TB jet traveller case...just how competent are U.S. authorities at protecting the public?

In the case of the jet flying traveler with TB a great deal of criticism has been leveled at U.S. authorities.

At two congressional hearings this week the Centers for Disease Control and Prevention (CDC) has conceded mistakes were made that exacerbated an international health alert regarding an Atlanta lawyer who, while on his honeymoon flew to and from Europe with a rare form of tuberculosis.

The actions of the CDC, along with those of U.S. health and border security officials, have raised public concern over just how competent the authorities are when it comes to dealing with such circumstances and protecting the public.
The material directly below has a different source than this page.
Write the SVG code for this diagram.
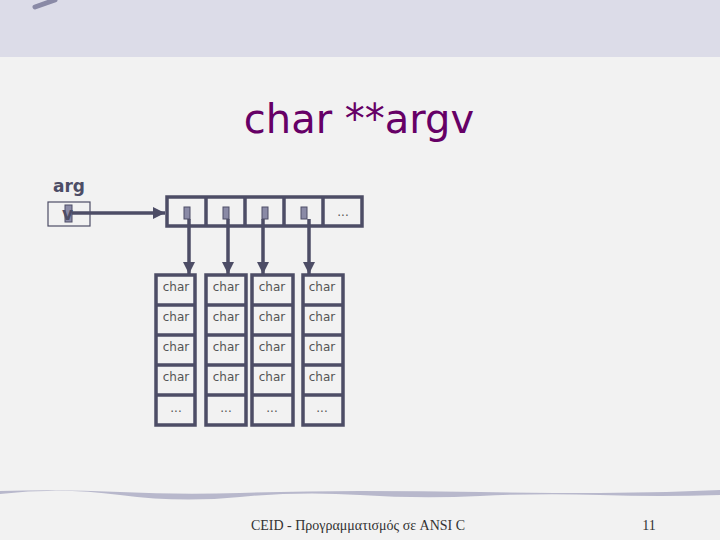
<svg xmlns="http://www.w3.org/2000/svg" width="720" height="540" viewBox="0 0 720 540">
<defs>
<style>
.box{fill:none;stroke:#4d4d66;stroke-width:3.5}
.thin{fill:none;stroke:#4d4d66;stroke-width:1.2}
.ptr{fill:#8a8aa6;stroke:#4d4d66;stroke-width:1}
.wire{fill:none;stroke:#4d4d66;stroke-width:3.5}
.cell{font-family:"DejaVu Sans",sans-serif;font-size:12px;fill:#555;text-anchor:middle}
.lbl{font-family:"DejaVu Sans",sans-serif;font-size:17px;font-weight:bold;fill:#4d4d66}
</style>
<marker id="ah" viewBox="0 0 10 10" refX="10" refY="5" markerWidth="3.5" markerHeight="3.5" orient="auto" markerUnits="strokeWidth">
<path d="M0,0 L10,5 L0,10 z" fill="#4d4d66"/>
</marker>
</defs>
<rect width="720" height="540" fill="#f2f2f2"/>
<rect width="720" height="57" fill="#dcdce8"/>
<path d="M35,7 L55,0" stroke="#8a8aa6" stroke-width="5" stroke-linecap="round"/>
<path d="M0,491 Q60,489 120,492 T240,493 T360,491 T480,492 T600,493 T720,490 L720,495 Q660,497 600,495 T480,496 T360,495 T240,497 T120,495 T0,494 z" fill="#b8b8cc"/>
<text x="359" y="133" text-anchor="middle" font-family="'DejaVu Sans',sans-serif" font-size="40" fill="#660066">char **argv</text>

<g id="argv">
<text class="lbl" x="53" y="192">arg</text>
<rect class="thin" x="48" y="202" width="42" height="24"/>
<rect class="ptr" x="65" y="205" width="7" height="17"/>
<text class="lbl" x="62" y="220" font-size="15">v</text>
</g>

<g id="array">
<rect class="box" x="167" y="197" width="195" height="29"/>
<line class="box" x1="206" y1="197" x2="206" y2="226"/>
<line class="box" x1="245" y1="197" x2="245" y2="226"/>
<line class="box" x1="284" y1="197" x2="284" y2="226"/>
<line class="box" x1="323" y1="197" x2="323" y2="226"/>
<rect class="ptr" x="184" y="207" width="6" height="12"/>
<rect class="ptr" x="223" y="207" width="6" height="12"/>
<rect class="ptr" x="262" y="207" width="6" height="12"/>
<rect class="ptr" x="301" y="207" width="6" height="12"/>
<text class="cell" x="343" y="216">...</text>
</g>

<g id="col1">
<rect class="box" x="156" y="275" width="39" height="150"/>
<line class="box" x1="156" y1="305" x2="195" y2="305"/>
<line class="box" x1="156" y1="335" x2="195" y2="335"/>
<line class="box" x1="156" y1="365" x2="195" y2="365"/>
<line class="box" x1="156" y1="395" x2="195" y2="395"/>
<text class="cell" x="176" y="291">char</text>
<text class="cell" x="176" y="321">char</text>
<text class="cell" x="176" y="351">char</text>
<text class="cell" x="176" y="381">char</text>
<text class="cell" x="176" y="412">...</text>
</g>
<g id="col2">
<rect class="box" x="206" y="275" width="40" height="150"/>
<line class="box" x1="206" y1="305" x2="246" y2="305"/>
<line class="box" x1="206" y1="335" x2="246" y2="335"/>
<line class="box" x1="206" y1="365" x2="246" y2="365"/>
<line class="box" x1="206" y1="395" x2="246" y2="395"/>
<text class="cell" x="226" y="291">char</text>
<text class="cell" x="226" y="321">char</text>
<text class="cell" x="226" y="351">char</text>
<text class="cell" x="226" y="381">char</text>
<text class="cell" x="226" y="412">...</text>
</g>
<g id="col3">
<rect class="box" x="252" y="275" width="41" height="150"/>
<line class="box" x1="252" y1="305" x2="293" y2="305"/>
<line class="box" x1="252" y1="335" x2="293" y2="335"/>
<line class="box" x1="252" y1="365" x2="293" y2="365"/>
<line class="box" x1="252" y1="395" x2="293" y2="395"/>
<text class="cell" x="272" y="291">char</text>
<text class="cell" x="272" y="321">char</text>
<text class="cell" x="272" y="351">char</text>
<text class="cell" x="272" y="381">char</text>
<text class="cell" x="272" y="412">...</text>
</g>
<g id="col4">
<rect class="box" x="303" y="275" width="40" height="150"/>
<line class="box" x1="303" y1="305" x2="343" y2="305"/>
<line class="box" x1="303" y1="335" x2="343" y2="335"/>
<line class="box" x1="303" y1="365" x2="343" y2="365"/>
<line class="box" x1="303" y1="395" x2="343" y2="395"/>
<text class="cell" x="322" y="291">char</text>
<text class="cell" x="322" y="321">char</text>
<text class="cell" x="322" y="351">char</text>
<text class="cell" x="322" y="381">char</text>
<text class="cell" x="322" y="412">...</text>
</g>

<g id="connectors">
<line class="wire" x1="72" y1="213" x2="165" y2="213" marker-end="url(#ah)"/>
<line class="wire" x1="189" y1="219" x2="189" y2="274" marker-end="url(#ah)"/>
<line class="wire" x1="228" y1="219" x2="228" y2="274" marker-end="url(#ah)"/>
<line class="wire" x1="263" y1="219" x2="263" y2="274" marker-end="url(#ah)"/>
<line class="wire" x1="309" y1="219" x2="309" y2="274" marker-end="url(#ah)"/>
</g>

<text x="358" y="530" text-anchor="middle" font-family="'Liberation Serif',serif" font-size="14" fill="#333">CEID - Προγραμματισμός σε ANSI C</text>
<text x="649" y="530" text-anchor="middle" font-family="'Liberation Serif',serif" font-size="14" fill="#333">11</text>
</svg>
The fugitive, 31-year-old Andrew Speaker has clashed with health officials at the hearings over the facts of the case.

Mr. Speaker is adamant he was never told he posed a risk to others and that health officials with whom he met never wore protective masks.

Health authorities insist he was told he had a rare, hard-to-treat form of TB and was asked not to travel and then flew to Europe earlier than scheduled.
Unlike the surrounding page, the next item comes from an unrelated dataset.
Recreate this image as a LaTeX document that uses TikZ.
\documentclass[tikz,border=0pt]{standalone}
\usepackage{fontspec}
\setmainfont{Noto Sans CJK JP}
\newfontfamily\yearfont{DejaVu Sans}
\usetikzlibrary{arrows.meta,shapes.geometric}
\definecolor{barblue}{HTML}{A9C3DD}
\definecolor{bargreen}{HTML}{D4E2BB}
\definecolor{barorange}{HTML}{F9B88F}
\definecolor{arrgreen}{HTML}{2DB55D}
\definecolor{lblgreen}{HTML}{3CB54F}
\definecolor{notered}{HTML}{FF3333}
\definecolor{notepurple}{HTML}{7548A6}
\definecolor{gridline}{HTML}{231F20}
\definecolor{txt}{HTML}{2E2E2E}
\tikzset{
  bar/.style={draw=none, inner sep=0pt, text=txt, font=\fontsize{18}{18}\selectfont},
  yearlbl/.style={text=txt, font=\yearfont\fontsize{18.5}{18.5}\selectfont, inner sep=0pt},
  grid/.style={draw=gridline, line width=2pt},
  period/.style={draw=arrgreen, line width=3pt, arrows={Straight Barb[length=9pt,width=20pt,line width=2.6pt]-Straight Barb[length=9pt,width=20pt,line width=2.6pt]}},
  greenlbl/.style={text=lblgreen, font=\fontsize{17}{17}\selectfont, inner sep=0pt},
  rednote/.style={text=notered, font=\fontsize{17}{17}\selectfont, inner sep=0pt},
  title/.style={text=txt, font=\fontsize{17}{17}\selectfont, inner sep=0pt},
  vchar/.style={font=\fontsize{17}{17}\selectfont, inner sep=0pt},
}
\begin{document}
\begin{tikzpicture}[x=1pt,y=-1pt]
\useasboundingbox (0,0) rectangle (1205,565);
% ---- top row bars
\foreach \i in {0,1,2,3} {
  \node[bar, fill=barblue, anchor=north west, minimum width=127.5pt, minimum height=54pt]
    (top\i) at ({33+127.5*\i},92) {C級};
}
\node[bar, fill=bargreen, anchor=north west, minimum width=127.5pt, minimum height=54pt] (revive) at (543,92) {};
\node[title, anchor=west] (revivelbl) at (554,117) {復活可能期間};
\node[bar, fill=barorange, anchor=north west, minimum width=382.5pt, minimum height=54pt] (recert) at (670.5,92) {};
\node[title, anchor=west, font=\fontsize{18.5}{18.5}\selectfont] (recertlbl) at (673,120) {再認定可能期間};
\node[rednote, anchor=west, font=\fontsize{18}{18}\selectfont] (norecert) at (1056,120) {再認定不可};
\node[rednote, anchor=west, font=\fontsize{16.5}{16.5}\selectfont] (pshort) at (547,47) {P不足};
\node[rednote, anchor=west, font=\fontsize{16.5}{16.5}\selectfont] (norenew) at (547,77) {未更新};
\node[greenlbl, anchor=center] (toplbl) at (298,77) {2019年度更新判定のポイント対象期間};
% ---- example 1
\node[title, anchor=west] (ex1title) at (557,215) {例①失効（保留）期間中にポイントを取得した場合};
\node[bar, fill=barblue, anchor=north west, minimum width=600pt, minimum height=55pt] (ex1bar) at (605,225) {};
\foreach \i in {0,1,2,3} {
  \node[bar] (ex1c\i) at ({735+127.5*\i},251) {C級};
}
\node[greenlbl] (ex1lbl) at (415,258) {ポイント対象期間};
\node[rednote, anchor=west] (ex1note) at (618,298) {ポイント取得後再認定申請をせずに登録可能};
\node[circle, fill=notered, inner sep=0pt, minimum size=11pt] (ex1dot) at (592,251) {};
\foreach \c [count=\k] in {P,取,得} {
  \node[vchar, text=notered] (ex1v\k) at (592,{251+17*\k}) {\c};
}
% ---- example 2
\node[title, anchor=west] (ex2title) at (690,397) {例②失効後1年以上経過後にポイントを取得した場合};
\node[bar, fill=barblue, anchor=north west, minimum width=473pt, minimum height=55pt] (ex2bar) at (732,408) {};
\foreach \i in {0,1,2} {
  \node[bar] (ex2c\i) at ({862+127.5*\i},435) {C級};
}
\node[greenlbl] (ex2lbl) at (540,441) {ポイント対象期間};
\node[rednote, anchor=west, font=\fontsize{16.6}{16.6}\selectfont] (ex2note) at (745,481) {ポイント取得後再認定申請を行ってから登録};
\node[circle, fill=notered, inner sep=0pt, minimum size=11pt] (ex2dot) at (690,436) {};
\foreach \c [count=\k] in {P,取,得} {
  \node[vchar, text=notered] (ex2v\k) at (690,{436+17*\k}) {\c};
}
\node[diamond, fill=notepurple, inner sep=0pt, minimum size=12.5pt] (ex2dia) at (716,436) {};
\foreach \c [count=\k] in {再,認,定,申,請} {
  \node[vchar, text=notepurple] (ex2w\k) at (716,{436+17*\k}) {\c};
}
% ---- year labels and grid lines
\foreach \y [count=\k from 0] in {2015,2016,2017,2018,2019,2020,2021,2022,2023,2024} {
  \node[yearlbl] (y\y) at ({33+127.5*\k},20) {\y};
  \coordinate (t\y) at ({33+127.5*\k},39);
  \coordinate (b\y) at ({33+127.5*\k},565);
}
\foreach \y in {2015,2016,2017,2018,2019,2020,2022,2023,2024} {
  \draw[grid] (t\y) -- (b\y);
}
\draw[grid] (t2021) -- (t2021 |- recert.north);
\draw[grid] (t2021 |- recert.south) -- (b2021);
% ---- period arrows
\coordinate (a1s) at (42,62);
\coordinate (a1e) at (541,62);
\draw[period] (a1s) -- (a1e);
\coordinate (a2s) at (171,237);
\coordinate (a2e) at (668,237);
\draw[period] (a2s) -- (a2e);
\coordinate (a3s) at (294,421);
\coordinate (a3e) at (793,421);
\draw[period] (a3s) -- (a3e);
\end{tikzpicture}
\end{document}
A global health alert was triggered last month when he and his new bride flew around Europe and to Canada before driving back into the United States at a border crossing into New York state.

The wedding party had traveled to Paris then onto Rome, Athens, the Greek islands and then Prague before flying to Montreal.

They then returned to the United States via the Canadian border.

Dr. Julie Gerberding, director of the CDC told the Senate hearing that the CDC failed to take the action necessary to restrict his movement more effectively and in retrospect all kinds of alerts should have been sent.

Testifying to a Senate panel by telephone from a Denver hospital where he is being treated, Mr. Speaker insists he was never barred from traveling, was repeatedly told that he was not contagious and that he did not represent a threat to anyone.

Speaker says everyone concerned knew he was about to fly and he did not run off or hide from authorities; he says comments he behaved in such a manner are untrue and a complete fallacy.

Speaker says CDC officials knew he was planning to travel to Italy and Greece for his marriage and honeymoon, and they knew he had a form of TB that was resistant to several drugs.

The CDC admits that while Speaker was in Europe for his wedding and honeymoon, further tests revealed he had extensively drug resistant tuberculosis, or XDR-TB and say he was advised of this but say he was not barred from traveling as local health departments do not have the power to prohibit or order somebody not to travel.

The CDC says they explained the need not to travel or use commercial air carriers, and to isolate himself and make alternative travel arrangements.

A U.S. Senate committee is asking why the CDC didn't use one of its emergency jets to bring Speaker home from Europe after it was discovered that he had dangerous drug-resistant tuberculosis.

The CDC apparently has three private jets available for emergencies which were used nine times in the last year.

Prior to queries in Congress the jets were used regularly for political travel by U.S. Health and Human Services Secretary Michael Leavitt; the aircraft cost taxpayers $7 million a year.

Speaker said he was not told that a private CDC plane was an option.

Ralph Basham the Commissioner for Customs and Border Protection has pinned the blame on one U.S. border agent in Champlain who chose to ignore the computer alert and allowed Mr. Speaker to re-enter the country.

Basham says the agency has now implemented new procedures to ensure people who were flagged were stopped and could not enter the country freely and customs and border patrols will now need approval from a supervisor before overriding such warnings.

Dr. Gerberding has called for clarification in the federal quarantine statute to allow authorities to prevent a patient from taking a health threat abroad rather than bringing one into the United States.

Speaker is currently being treated for extensively drug-resistant tuberculosis, or XDR TB, which is invulnerable to most antibiotics at the National Jewish Medical and Research Center in Denver.

Health officials there said on Tuesday that a third-consecutive sputum smear test for tuberculosis had come back negative, confirming results from his previous tests.

A person who tests positive is considered infectious, while three consecutive negative sputum smears may be considered non-infectious in most settings but when he will be able to leave isolation has not been decided.